Il Pri e le prossime elezioni europee/Riaffermare con forza la nostra identità

Servono atti di profondo significato simbolico

Sull'argomento delle alleanze tra i laici, pubblichiamo oggi l'intervento di Ciro Polidori.

di Ciro Polidori

Sto seguendo con interesse l'accalorato dibattito sulle future alleanze del Pri per le prossime europee e, come sempre succede nel mondo della dialettica politica, osservazioni ed analisi giuste e meno giuste, si trovano un po' in tutti gli interventi.

Fatta questa premessa voglio anch'io unirmi al coro e fare qualche considerazione in merito.

Tracciamo, tanto per capire meglio il senso del dibattito, una breve nota sulla natura politica ed ideologica (termine poco appropriato per noi, ma comodo per capirci) del Pri.

Dunque, il secondo dopoguerra cambia , per molti aspetti, il profilo politico-culturale del repubblicanesimo classico con l'ingresso degli azionisti di Ugo La Malfa, immettendo nelle sue vene un forte carica di entusiasmo per la modernità e per le nuove frontiere della cultura democratica, legata, principalmente, all'esperienza rooseveltiana e alle dottrine economiche di Keynes.

Sappiamo che non tutti accettarono di buon grado l'entrata degli azionisti nel Pri.

I tradizionalisti li consideravano troppo a sinistra e troppo vicini(per motivi resistenziali) ai comunisti che - per il pensiero mazziniano più ortodosso - rappresentavano, per il loro volgare e aberrante materialismo, la negazione stessa della più intima essenza umana.

Il vecchio repubblicanesimo, austero ed intransigente, apostolo della Nazione , della Patria e della santità dell'azione politica, intesa come elevazione morale e civile del popolo (chiamato ad essere forza e destino della storia futura) si fuse così con il nuovo filone lamalfiano, dando vita ad un nuovo e antico soggetto politico nella storia italiana; soggetto sicuramente atipico per questo Paese, ma straordinario per la ricchezza dei suoi contenuti culturali, politici, ideali ed etico-civili.

Quindi, vecchi e nuovi repubblicani sono stati veramente l'Altra Italia, come recitava un bellissimo manifesto di alcuni anni fa.

Ed hanno sempre rappresentato l'Italia del Dovere; l'Italia austera e laboriosa, che poco concede al politicantismo arruffone, demagogico e pressappochista, sempre tanto di moda in questo Paese.

E contro questa sua grande forza ideale si sono infranti quanti hanno cercato di cancellarlo dalla scena politica nazionale.

Ed ecco perché, in fondo, tutti gli interventi sulle future alleanze sono più o meno sostenibili; per la complessità e ricchezza, appunto, del nostro bagaglio ideale e politico.

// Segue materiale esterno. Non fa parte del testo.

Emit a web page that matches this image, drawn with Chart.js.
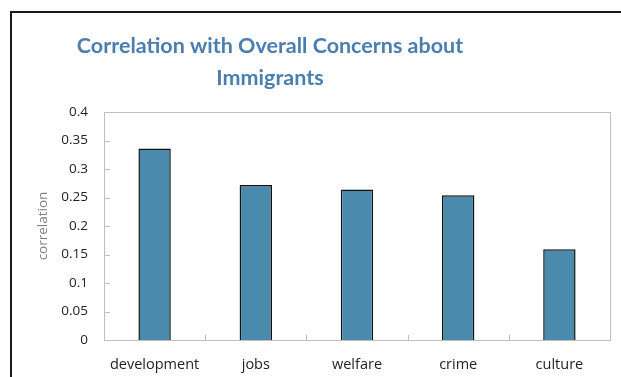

In noi, infatti, si possono riscontrare motivi che per la dottrina politica classica possono essere considerati di destra (la Nazione, la Patria, uno spiritualismo laico ed immanentista, la negazione della lotta di classe come prassi politica, una certa eticità, di memoria spadoliniana, dell'atto istituzionale) e di sinistra (l'ardente desiderio di giustizia sociale , una irresistibile demofilia e l'amore per una società aperta a spazi sempre ampi di partecipazione e di libertà civili).

E il fatto che con il bipolarismo il Pri è stato il partito con più difficoltà di collocamento, dimostra quanto detto.

Per quanto mi riguarda, penso che il Partito debba assolutamente andare da solo alle prossime europee, perché il mostrare la bandiera in questo particolare momento della nostra storia non è un semplice atto di contabilità elettoralistica, ma un atto di profondo significato simbolico e politico: riaffermare con forza la nostra identità e dire agli italiani che ci siamo stati, ci siamo e ci saremo.